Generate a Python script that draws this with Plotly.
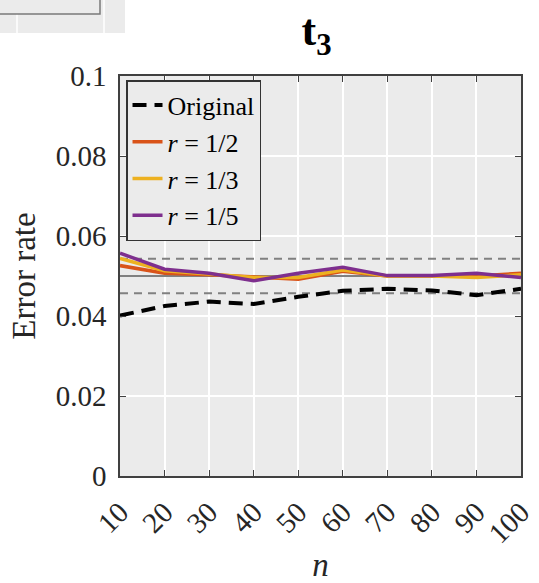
import plotly.graph_objects as go

# Sample sizes and empirical error rates
n_values = [10, 20, 30, 40, 50, 60, 70, 80, 90, 100]
err_original = [0.0401, 0.0425, 0.0436, 0.0430, 0.0448, 0.0463, 0.0468, 0.0464, 0.0452, 0.0468]
err_r_half = [0.0526, 0.0507, 0.0503, 0.0498, 0.0492, 0.0512, 0.0500, 0.0500, 0.0500, 0.0507]
err_r_third = [0.0544, 0.0513, 0.0505, 0.0496, 0.0496, 0.0515, 0.0500, 0.0500, 0.0496, 0.0503]
err_r_fifth = [0.0557, 0.0517, 0.0507, 0.0488, 0.0507, 0.0522, 0.0501, 0.0501, 0.0507, 0.0496]

# Nominal level and its Monte Carlo band
nominal = 0.05
band_low = 0.0457
band_high = 0.0543

y_ticks = [0, 0.02, 0.04, 0.06, 0.08, 0.1]
y_tick_text = ["0", "0.02", "0.04", "0.06", "0.08", "0.1"]

FONT = "Liberation Serif"
C_ORIG = "#000000"
C_HALF = "#D95319"
C_THIRD = "#EDB120"
C_FIFTH = "#7E2F8E"

fig = go.Figure()

# Reference lines (nominal level and band)
fig.add_trace(go.Scatter(x=[n_values[0], n_values[-1]], y=[nominal, nominal], mode="lines",
                         line=dict(color="#808080", width=2), showlegend=False, hoverinfo="skip"))
for lvl in (band_low, band_high):
    fig.add_trace(go.Scatter(x=[n_values[0], n_values[-1]], y=[lvl, lvl], mode="lines",
                             line=dict(color="#808080", width=2, dash="8px,6px"),
                             showlegend=False, hoverinfo="skip"))

series = [
    ("Original", err_original, C_ORIG, "14px,8px", 4),
    ("<i>r</i> = 1/2", err_r_half, C_HALF, "solid", 3.5),
    ("<i>r</i> = 1/3", err_r_third, C_THIRD, "solid", 3.5),
    ("<i>r</i> = 1/5", err_r_fifth, C_FIFTH, "solid", 3.5),
]
for i, (name, vals, col, dash, w) in enumerate(series):
    fig.add_trace(go.Scatter(x=n_values, y=vals, mode="lines", name=name,
                             line=dict(color=col, width=w, dash=dash)))

# Edge of the neighbouring panel at the top-left
fig.add_shape(type="rect", xref="paper", yref="paper",
              x0=-0.30, x1=0.0125, y0=(476 - 33) / 400, y1=1.2,
              fillcolor="#EBEBEB", line=dict(width=0), layer="above")
fig.add_shape(type="line", xref="paper", yref="paper",
              x0=(17 - 120) / 401, x1=(17 - 120) / 401, y0=(476 - 33) / 400, y1=1.2,
              line=dict(color="white", width=1.5))
fig.add_shape(type="line", xref="paper", yref="paper",
              x0=(104 - 120) / 401, x1=(104 - 120) / 401, y0=(476 - 33) / 400, y1=1.2,
              line=dict(color="white", width=1.5))
fig.add_shape(type="rect", xref="paper", yref="paper",
              x0=-0.31, x1=(100 - 120) / 401, y0=(476 - 14) / 400, y1=1.2,
              fillcolor="#EBEBEB", line=dict(color="#7a7a7a", width=1.5))

fig.update_layout(
    width=539, height=583,
    margin=dict(l=120, r=18, t=76, b=107, autoexpand=False),
    paper_bgcolor="white",
    plot_bgcolor="#EBEBEB",
    font=dict(family=FONT, size=29, color="#262626"),
    title=dict(text="<b>t<sub>3</sub></b>", x=(316.5 / 539), xanchor="center",
               y=1 - 30 / 583, yanchor="middle",
               font=dict(family=FONT, size=44, color="black")),
    showlegend=True,
    legend=dict(x=0.015, y=0.99, xanchor="left", yanchor="top",
                bgcolor="#EBEBEB", bordercolor="#333333", borderwidth=1.5,
                font=dict(family=FONT, size=26, color="black"),
                tracegroupgap=0, itemwidth=30),
    xaxis=dict(range=[10, 100], tickmode="array", tickvals=n_values,
               ticktext=[str(v) for v in n_values], tickangle=-45,
               automargin=False,
               showgrid=True, gridcolor="white", gridwidth=1.5,
               showline=True, linecolor="#404040", linewidth=1.5, mirror="ticks",
               ticks="inside", ticklen=6, tickcolor="#404040",
               ticklabelstandoff=6,
               zeroline=False,
               title=dict(text="<i>n</i>", font=dict(size=33), standoff=8)),
    yaxis=dict(range=[0, 0.1], tickmode="array", tickvals=y_ticks, ticktext=y_tick_text,
               automargin=False,
               showgrid=True, gridcolor="white", gridwidth=1.5,
               showline=True, linecolor="#404040", linewidth=1.5, mirror="ticks",
               ticks="inside", ticklen=6, tickcolor="#404040",
               ticklabelstandoff=6,
               zeroline=False,
               title=dict(text="Error rate", font=dict(size=33), standoff=10)),
)

fig.write_html("out.html")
-*-*-
◆ INSTRUCTION: Restate the data word for word from its first line through the line with "fig = go.Figure()", leaving out any picture along the way.

◆ COMPLETE OUTPUT:
Generate a Python script that draws this with Plotly.
import plotly.graph_objects as go

# Sample sizes and empirical error rates
n_values = [10, 20, 30, 40, 50, 60, 70, 80, 90, 100]
err_original = [0.0401, 0.0425, 0.0436, 0.0430, 0.0448, 0.0463, 0.0468, 0.0464, 0.0452, 0.0468]
err_r_half = [0.0526, 0.0507, 0.0503, 0.0498, 0.0492, 0.0512, 0.0500, 0.0500, 0.0500, 0.0507]
err_r_third = [0.0544, 0.0513, 0.0505, 0.0496, 0.0496, 0.0515, 0.0500, 0.0500, 0.0496, 0.0503]
err_r_fifth = [0.0557, 0.0517, 0.0507, 0.0488, 0.0507, 0.0522, 0.0501, 0.0501, 0.0507, 0.0496]

# Nominal level and its Monte Carlo band
nominal = 0.05
band_low = 0.0457
band_high = 0.0543

y_ticks = [0, 0.02, 0.04, 0.06, 0.08, 0.1]
y_tick_text = ["0", "0.02", "0.04", "0.06", "0.08", "0.1"]

FONT = "Liberation Serif"
C_ORIG = "#000000"
C_HALF = "#D95319"
C_THIRD = "#EDB120"
C_FIFTH = "#7E2F8E"

fig = go.Figure()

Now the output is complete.